Monday, 8 October 2012

Ten counsels to lead the soul in the way of salvation. St John of Avila

I. At once to reject from your mind not only rash judgments of your neighbour but the very thought of his faults or sins. Turn your mind towards God and show Him the wounds of your own soul that He may cure them.

II. If you have not the strength to desire sufferings, censures, vexations, or affronts, rudeness and hard work, at least endure them patiently and in silence: do not concern yourself to know from whom they come, but look upon them as sent from the hand of God. Pray to Him for those who are the cause of these trials and beg Him to give you grace to bear them for His love, reflecting that patience in suffering is a sign of salvation.

III. Return thanks to God for all your spiritual graces, natural gifts and every other good that you possess, attributing nothing to yourself except your sins, faults and imper fections.
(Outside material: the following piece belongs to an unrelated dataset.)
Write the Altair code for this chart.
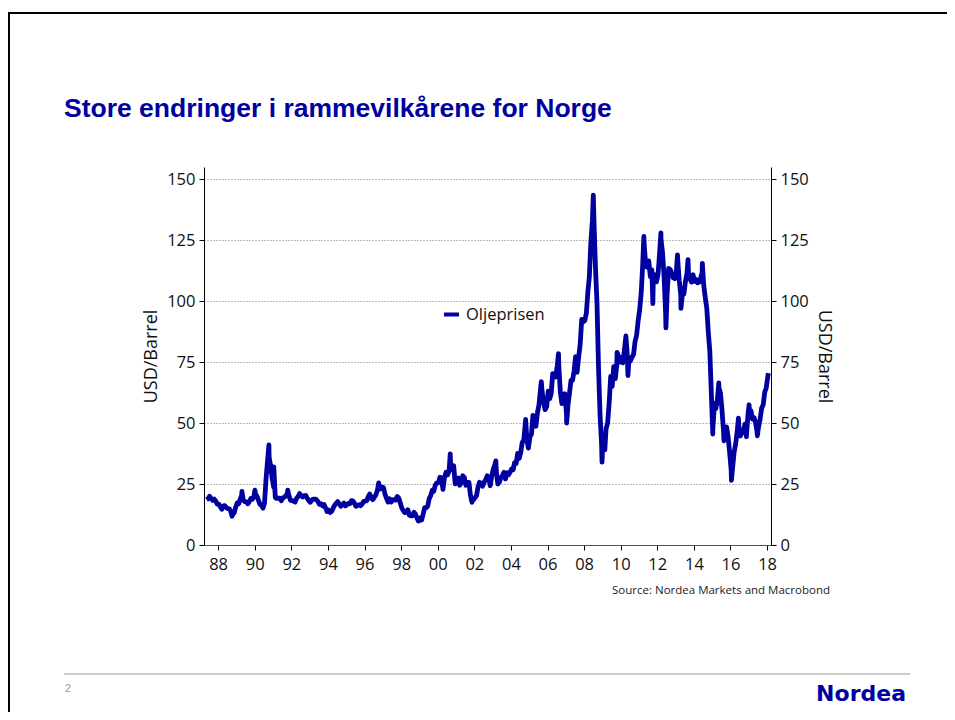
import altair as alt
import pandas as pd

# ---------------- data (Brent oil price, USD/barrel) ----------------
first_month = "1987-05-01"
monthly_price = [
    # 1987 (May-Dec)
    18.6, 19.0, 20.0, 19.0, 18.3, 18.8, 18.0, 16.8,
    # 1988
    16.8, 15.6, 14.7, 16.0, 16.1, 15.3, 14.9, 14.8, 13.4, 12.5, 13.1, 15.4,
    # 1989
    17.2, 16.9, 18.7, 20.3, 18.5, 17.8, 17.7, 16.9, 17.8, 19.1, 18.8, 19.8,
    # 1990
    21.0, 19.9, 18.4, 16.6, 16.4, 15.1, 17.2, 27.2, 34.9, 36.0, 32.3, 27.3,
    # 1991
    23.6, 19.5, 19.1, 19.2, 19.2, 18.2, 19.4, 19.6, 20.2, 21.3, 20.2, 18.3,
    # 1992
    18.2, 18.0, 17.6, 19.1, 19.9, 21.1, 20.2, 19.7, 20.2, 20.3, 19.1, 18.2,
    # 1993
    17.5, 18.5, 18.8, 18.8, 18.6, 17.8, 16.7, 16.9, 16.0, 16.6, 15.2, 13.7,
    # 1994
    14.3, 13.8, 13.7, 15.1, 16.3, 17.1, 17.8, 16.9, 15.9, 16.4, 17.2, 16.0,
    # 1995
    16.5, 17.1, 16.9, 18.2, 18.1, 17.0, 15.9, 16.2, 16.5, 16.1, 16.8, 17.9,
    # 1996
    18.0, 18.2, 19.8, 20.9, 19.1, 18.6, 19.6, 20.5, 22.5, 24.1, 23.0, 23.8,
    # 1997
    23.5, 20.7, 19.1, 17.6, 19.0, 17.6, 18.5, 18.6, 18.4, 19.9, 19.2, 17.2,
    # 1998
    15.1, 14.1, 13.2, 13.4, 14.4, 12.2, 12.0, 12.0, 13.4, 12.6, 11.0, 9.8,
    # 1999
    11.1, 10.3, 12.5, 15.3, 15.3, 15.9, 19.0, 20.3, 22.5, 22.1, 24.6, 25.5,
    # 2000
    25.5, 27.8, 27.5, 22.8, 27.7, 29.8, 28.7, 30.2, 33.1, 30.9, 32.5, 25.1,
    # 2001
    25.6, 27.5, 24.5, 25.7, 28.4, 27.7, 24.5, 25.7, 25.7, 20.5, 18.9, 18.5,
    # 2002
    19.4, 20.3, 23.7, 25.7, 25.4, 24.1, 25.7, 26.7, 28.4, 27.5, 24.3, 28.3,
    # 2003
    31.2, 32.8, 30.3, 25.0, 25.8, 27.6, 28.4, 29.8, 27.1, 29.6, 28.8, 29.8,
    # 2004
    31.2, 30.9, 33.8, 33.4, 37.6, 35.5, 37.9, 42.1, 43.0, 49.8, 43.1, 39.7,
    # 2005
    44.3, 45.5, 53.1, 51.9, 48.7, 54.3, 57.5, 64.1, 62.9, 58.5, 55.5, 56.7,
    # 2006
    63.1, 60.0, 62.1, 70.3, 70.0, 68.9, 73.7, 73.2, 62.5, 58.0, 58.8, 62.0,
    # 2007
    53.7, 57.6, 62.1, 67.5, 67.5, 71.3, 77.2, 70.8, 77.1, 82.3, 92.5, 91.5,
    # 2008
    92.0, 95.0, 103.3, 110.0, 123.9, 133.1, 133.9, 113.9, 99.1, 72.8, 53.2, 41.6,
    # 2009
    44.9, 43.4, 47.7, 50.0, 58.0, 69.1, 65.0, 73.1, 68.2, 73.9, 77.5, 75.0,
    # 2010
    76.9, 74.7, 79.9, 85.7, 77.0, 75.7, 75.5, 77.1, 78.2, 83.5, 86.1, 92.0,
    # 2011
    96.5, 103.7, 114.6, 123.3, 114.5, 113.9, 116.5, 110.1, 112.8, 109.6, 110.8, 107.9,
    # 2012
    110.7, 119.3, 125.5, 119.8, 110.3, 95.2, 102.6, 113.4, 113.0, 111.5, 109.5, 109.2,
    # 2013
    112.3, 116.1, 108.5, 102.3, 102.6, 102.9, 107.9, 111.3, 111.6, 109.1, 107.8, 110.8,
    # 2014
    108.1, 108.9, 107.5, 107.8, 109.5, 111.8, 106.8, 101.6, 97.1, 87.4, 79.4, 62.3,
    # 2015
    47.8, 58.1, 55.9, 59.5, 64.6, 62.3, 55.5, 47.0, 47.6, 48.4, 44.3, 38.0,
    # 2016
    30.7, 32.2, 38.2, 41.6, 46.7, 48.8, 44.7, 46.0, 46.6, 49.5, 44.7, 53.3,
    # 2017
    54.6, 54.9, 51.6, 52.3, 50.3, 46.4, 48.5, 51.7, 56.2, 57.5, 62.7, 64.4,
    # 2018
    69.1,
]

# daily extremes visible in the chart
spike_dates = [
    "1988-10-05", "1989-04-20", "1990-01-05", "1990-10-11", "1991-01-16",
    "1991-10-22", "1994-02-15", "1996-10-10", "1998-12-10", "2000-09-07",
    "2001-11-15", "2003-03-07", "2004-10-22", "2005-08-30", "2006-08-08",
    "2007-01-18", "2008-07-03", "2008-12-24", "2009-02-18", "2009-10-21",
    "2010-05-25", "2011-04-08", "2011-10-04", "2012-03-13", "2012-06-22",
    "2013-02-08", "2013-04-17", "2013-09-06", "2014-06-19", "2015-01-13",
    "2015-05-13", "2015-08-24", "2016-01-20", "2016-06-08", "2016-11-14",
    "2017-01-06", "2017-06-21", "2018-01-25",
]
spike_values = [
    11.8, 22.0, 22.5, 41.0, 32.0,
    22.5, 13.3, 25.5, 9.8, 37.4,
    17.5, 34.5, 51.5, 67.0, 78.5,
    50.0, 143.5, 34.0, 39.0, 79.0,
    69.5, 126.5, 99.0, 128.0, 89.0,
    119.0, 97.0, 117.0, 115.5, 45.5,
    66.5, 42.7, 26.5, 52.0, 44.4,
    57.5, 44.8, 70.5,
]

series_name = "Oljeprisen"
y_ticks = [0, 25, 50, 75, 100, 125, 150]
x_tick_years = list(range(1988, 2019, 2))

# ---------------- build table ----------------
month_dates = pd.date_range(first_month, periods=len(monthly_price), freq="MS") + pd.Timedelta(days=14)
df = pd.DataFrame({
    "date": list(month_dates) + list(pd.to_datetime(spike_dates)),
    "price": monthly_price + spike_values,
})
df = df.sort_values("date").reset_index(drop=True)
df["series"] = series_name

BLUE = "#0000a0"
FONT = "Open Sans"

x_scale = alt.Scale(domain=[alt.DateTime(year=1987, month=3, date=25),
                            alt.DateTime(year=2018, month=3, date=20)])
y_scale = alt.Scale(domain=[0, 155], nice=False)

x_enc = alt.X(
    "date:T", scale=x_scale, title=None,
    axis=alt.Axis(
        values=[alt.DateTime(year=y) for y in x_tick_years], format="%y",
        labelFont=FONT, labelFontSize=16.5, labelColor="#111",
        tickSize=5, tickColor="#000", domainColor="#555", labelPadding=6,
        grid=False, labelFlush=False,
    ),
)

common_axis = dict(
    values=y_ticks, title="USD/Barrel", titleFont=FONT, titleFontSize=18,
    titleFontWeight="normal", titleColor="#111", labelFont=FONT,
    labelFontSize=16.5, labelColor="#111", tickSize=5, tickColor="#000",
    domainColor="#000", labelPadding=4, titlePadding=6,
)

base = alt.Chart(df)

line = base.mark_line(strokeWidth=4.8, strokeJoin="round").encode(
    x=x_enc,
    y=alt.Y("price:Q", scale=y_scale,
            axis=alt.Axis(orient="left", grid=True, gridColor="#777777",
                          gridDash=[1, 2], gridWidth=1, **common_axis)),
    color=alt.Color(
        "series:N",
        scale=alt.Scale(domain=[series_name], range=[BLUE]),
        legend=alt.Legend(
            title=None, orient="none", legendX=238, legendY=138, padding=0,
            symbolType="stroke", symbolSize=225, symbolStrokeWidth=4,
            labelFont=FONT, labelFontSize=16.5, labelColor="#111", labelOffset=5,
        ),
    ),
)

right_axis = base.mark_line(opacity=0).encode(
    x=x_enc,
    y=alt.Y("price:Q", scale=y_scale,
            axis=alt.Axis(orient="right", grid=False, **common_axis)),
)

one = pd.DataFrame({"a": [0]})

title = alt.Chart(one).mark_text(
    text="Store endringer i rammevilkårene for Norge", font="Liberation Sans",
    fontSize=26.5, fontWeight="bold", color=BLUE, align="left", baseline="alphabetic",
).encode(x=alt.value(-140), y=alt.value(-50))

source = alt.Chart(one).mark_text(
    text="Source: Nordea Markets and Macrobond", font=FONT, fontSize=11.5,
    color="#222", align="right", baseline="alphabetic",
).encode(x=alt.value(626), y=alt.value(427))

page_no = alt.Chart(one).mark_text(
    text="2", font="Liberation Sans", fontSize=11, color="#999",
    align="left", baseline="alphabetic",
).encode(x=alt.value(-139), y=alt.value(525))

logo = alt.Chart(one).mark_text(
    text="Nordea", font="DejaVu Sans", fontSize=22, fontWeight="bold",
    color=BLUE, align="right", baseline="alphabetic",
).encode(x=alt.value(702), y=alt.value(534))

footer_line = alt.Chart(one).mark_rule(color="#999", strokeWidth=1).encode(
    x=alt.value(-140), x2=alt.value(706), y=alt.value(507))

border_top = alt.Chart(one).mark_rule(color="#000", strokeWidth=2).encode(
    x=alt.value(-196), x2=alt.value(743), y=alt.value(-154))

border_left = alt.Chart(one).mark_rule(color="#000", strokeWidth=2).encode(
    x=alt.value(-195), y=alt.value(-155), y2=alt.value(545))

chart = alt.layer(
    right_axis, line, title, source, page_no, logo, footer_line, border_top, border_left
).resolve_axis(y="independent").properties(
    width=567, height=378,
    autosize=alt.AutoSizeParams(type="none"),
    padding={"left": 196, "top": 159, "right": 176, "bottom": 167},
).configure_view(strokeWidth=0)

chart.save("out.html", embed_options={"renderer": "svg", "actions": False})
 IV. When any feeling of jealousy arises in your mind on account of the spiritual, natural, or temporal advantages of your neighbour, lift up your heart to God, begging of Him to increase these gifts in your brethren; rejoice in the well-being of others and be sorry for their short-comings.

V. Let it be your firm conviction that you 
should neither desire nor strive for anything 
but to possess the grace and love of God, to 
avoid offending Him and to please Him in all 
things. Whether death or life, sickness or 
health, joy or sadness, honour or shame, be 
your lot, whether you be the Rector or the 
cook, either here or at the other end of the 
world, it will matter nothing, except in so far 
as it brings you nearer to God. 

VI. Be persuaded of this truth, that as long 
as you live you will have to suffer trials, sorrows, 
temptations, and the cross, for this is the livery 
of the servants of Jesus Christ our Lord. Bear 
these patiently, remembering that your sins are 
many and deserve far greater punishments : 
" The life of man upon earth is a warfare." 
(Job VII. i.) and: "He that shall persevere 
unto the end, he shall be saved." (St. Matth. 
X. 22.) 

VII. Whenever you give way to any thought, 
word, or work of pride, such as, that you are 
better, or more useful, or in any way preferable 
to others, reject it instantly as most abhorrent 
to God. Confess your sins and faults to Him 
and beg Him to remedy them: "For God 
resisteth the proud, but to the humble he 
giveth grace." (i. Pet. V. 5.) 

VIII. When reason tells you that others are 
guilty of some matter as to which you are 
innocent, do not excuse yourself, though you 
are not blameworthy, but accuse yourself and 
praise your brother, even if it bring upon you 
punishment, or reproof, or pain. Though upon 
this occasion you have not deserved it, yet your 
past sins have merited this penance; thus you 
can never suffer as one wholly innocent, and 
therefore never exculpate yourself. 

IX. Frequently during the day, but especially 
when you make your examination of conscience, 
remember to render thanks to our Lord Jesus 
Christ for having redeemed you and made you 
a friend of God, and for having gained so many 
benefits for you by His Passion and sufferings. 
Bless God for having given Him to you; you 
should also glorify God for His own Perfections. 

X. The fruit of Holy Communion and of all 
other spiritual exercises should be to obtain for 
us greater strength to serve and love our Lord, 
to resist temptations, to bear our trials with 
patience, and not to afford us sweetness or 
pleasant feelings, which are usually signs of 
imperfection and may even be sent by the devil 
to deceive us. Do not therefore strive to gain 
these sentiments if our Lord does not send 
them to you, and if He should, beware of 
presumption by despising your neighbour 
because he is without them, for, very possibly, 
he is holier and more dear to God than you are.